1879 Two estuaries form barriers to travel along the east coast of Scotland – the Firths of Forth and Tay. Trains from Edinburgh to Dundee and Aberdeen had to cross both, so the early railway companies were keen to bridge them. The Tay Bridge was the first to be built. Of lattice-grid design, resting on cast iron piers, it was – at two and a quarter miles – the longest bridge in the world on its opening in June 1878.
It lasted a year and a half, until one stormy night the combined stresses of load and winds brought the mid-section down with a train on it, killing 75 passengers and crew.
So the train mov’d slowly along the Bridge of Tay,
Until it was about midway,
Then the central girders with a crash gave way,
And down went the train and passengers into the Tay!

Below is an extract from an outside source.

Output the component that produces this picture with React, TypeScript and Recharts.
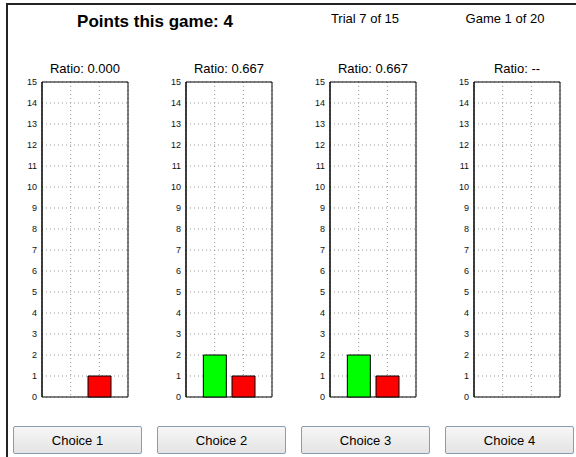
import React from "react"
import { BarChart, Bar, XAxis, YAxis, CartesianGrid, Cell, ReferenceArea } from "recharts"

const choices = ["Choice 1", "Choice 2", "Choice 3", "Choice 4"]
const ratios = ["0.000", "0.667", "0.667", "--"]
const greenCounts = [0, 2, 2, 0]
const redCounts = [1, 1, 1, 0]
const barPositions = [1, 2]
const barColors = ["#00ff00", "#ff0000"]
const yTicks = [0, 1, 2, 3, 4, 5, 6, 7, 8, 9, 10, 11, 12, 13, 14, 15]
const pointsText = "Points this game: 4"
const trialText = "Trial 7 of 15"
const gameText = "Game 1 of 20"

const font = "'Liberation Sans', Arial, sans-serif"

const Panel = ({ index }: { index: number }): React.ReactElement => {
  const data = barPositions.map((pos, i) => ({
    pos,
    count: i === 0 ? greenCounts[index] : redCounts[index],
  }))
  return (
    <BarChart
      width={122}
      height={329}
      data={data}
      margin={{ top: 8, right: 6, left: 0, bottom: 6 }}
    >
      <CartesianGrid stroke="#999" strokeDasharray="1 3" />
      <XAxis
        type="number"
        dataKey="pos"
        domain={[0, 3]}
        ticks={[1, 2]}
        height={0}
        mirror
        tickSize={4}
        tickFormatter={() => ""}
        axisLine={{ stroke: "#000" }}
        tickLine={{ stroke: "#000" }}
      />
      <YAxis
        type="number"
        domain={[0, 15]}
        ticks={yTicks}
        interval={0}
        width={30}
        tickSize={3}
        tickMargin={2}
        tickLine={false}
        axisLine={{ stroke: "#000" }}
        tick={{ fontSize: 9, fill: "#111", fontFamily: font }}
      />
      <Bar dataKey="count" barSize={23} stroke="#000" strokeWidth={1} isAnimationActive={false}>
        {data.map((_, i) => (
          <Cell key={i} fill={barColors[i]} />
        ))}
      </Bar>
      <ReferenceArea x1={0} x2={3} y1={0} y2={15} fill="none" stroke="#000" strokeWidth={1} />
    </BarChart>
  )
}

const App = (): React.ReactElement => {
  return (
    <div
      style={{
        position: "absolute",
        left: 0,
        top: 0,
        width: 576,
        height: 457,
        background: "#fff",
        fontFamily: font,
        overflow: "hidden",
      }}
    >
      <div
        style={{
          position: "absolute",
          left: 6,
          top: 3,
          width: 580,
          height: 470,
          borderLeft: "2px solid #222",
          borderTop: "2px solid #222",
        }}
      />
      <div style={{ position: "absolute", left: 35, top: 13, width: 240, textAlign: "center", fontSize: 17, fontWeight: "bold", lineHeight: "17px" }}>
        {pointsText}
      </div>
      <div style={{ position: "absolute", left: 305, top: 12, width: 120, textAlign: "center", fontSize: 13, lineHeight: "13px" }}>
        {trialText}
      </div>
      <div style={{ position: "absolute", left: 445, top: 12, width: 120, textAlign: "center", fontSize: 13, lineHeight: "13px" }}>
        {gameText}
      </div>
      {choices.map((c, i) => (
        <React.Fragment key={c}>
          <div
            style={{
              position: "absolute",
              left: 42 + i * 144 - 20,
              top: 62,
              width: 126,
              textAlign: "center",
              fontSize: 13,
              lineHeight: "13px",
            }}
          >
            {"Ratio: " + ratios[i]}
          </div>
          <div style={{ position: "absolute", left: 12 + i * 144, top: 74 }}>
            <Panel index={i} />
          </div>
          <div
            style={{
              position: "absolute",
              left: 13 + i * 144,
              top: 426,
              width: 129,
              height: 28,
              boxSizing: "border-box",
              border: "1px solid #8a9bb0",
              borderRadius: 2,
              background: "linear-gradient(#f6f6f6, #e4e4e4)",
              fontSize: 13,
              lineHeight: "27px",
              textAlign: "center",
              color: "#000",
            }}
          >
            {c}
          </div>
        </React.Fragment>
      ))}
    </div>
  )
}

export default App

The Tay Bridge disaster was celebrated or mourned (it’s hard to tell which) by the lines above, from what is commonly considered to be the worst poem in the English language, by William Topaz McGonagall. What makes the poem’s tone so unstable is partly those unruly metrics, with lines varying randomly from eight to thirteen syllables – or as long as it takes them to arrive at those obsessive rhymes. Even in his time and place McGonagall was a popular figure of fun, something of a town treasure, but since then his fame has spread, and he has never been out of print.
By contrast, the disaster was also marked by a much better poem, now almost forgotten. This was ‘Die Brück’ am Tay’, which the German novelist and poet Theodor Fontane managed to get into print just thirteen days after reading of the tragedy.
With scant regard to Scottish priorities, Fontane re-schedules the accident for Christmas Eve in order to underscore the human tragedy. On the north shore the bridge-keeper and his wife scan the south anxiously for a light, the sign that the Edinburgh train is crossing the bridge with their son Johnnie on board, bringing the Christmas tree for the family celebrations.
The point of view then shifts to Johnnie, who laughs to recall all those earlier Christmases when the old ferryboat failed to get him home in time. Granted, a storm is brewing up, but now they have the bridge, and the train, pulled by
Ein fester Kessel, ein doppelter Dampf,
Die bleiben Sieger in solchem Kampf.
Und wie’s auch rast und ringt und rennt,
Wir kriegen es unter, das Element.1
It was not to be. The elements, conjured up by those elemental forces, the three witches from Macbeth, who open and close the poem, bring the pride of Victorian engineering crashing down. ‘“Tand, Tand / Ist das Gebilde von Menschenhand”’, say the weird sisters. ‘“Trash, trash / Is everything built by man’s hand”.’
1 ‘A strong boiler and a double head of steam, / Bound to win such a battle, / And as it races and wrestles and runs, / We’ll beat it down, the element.’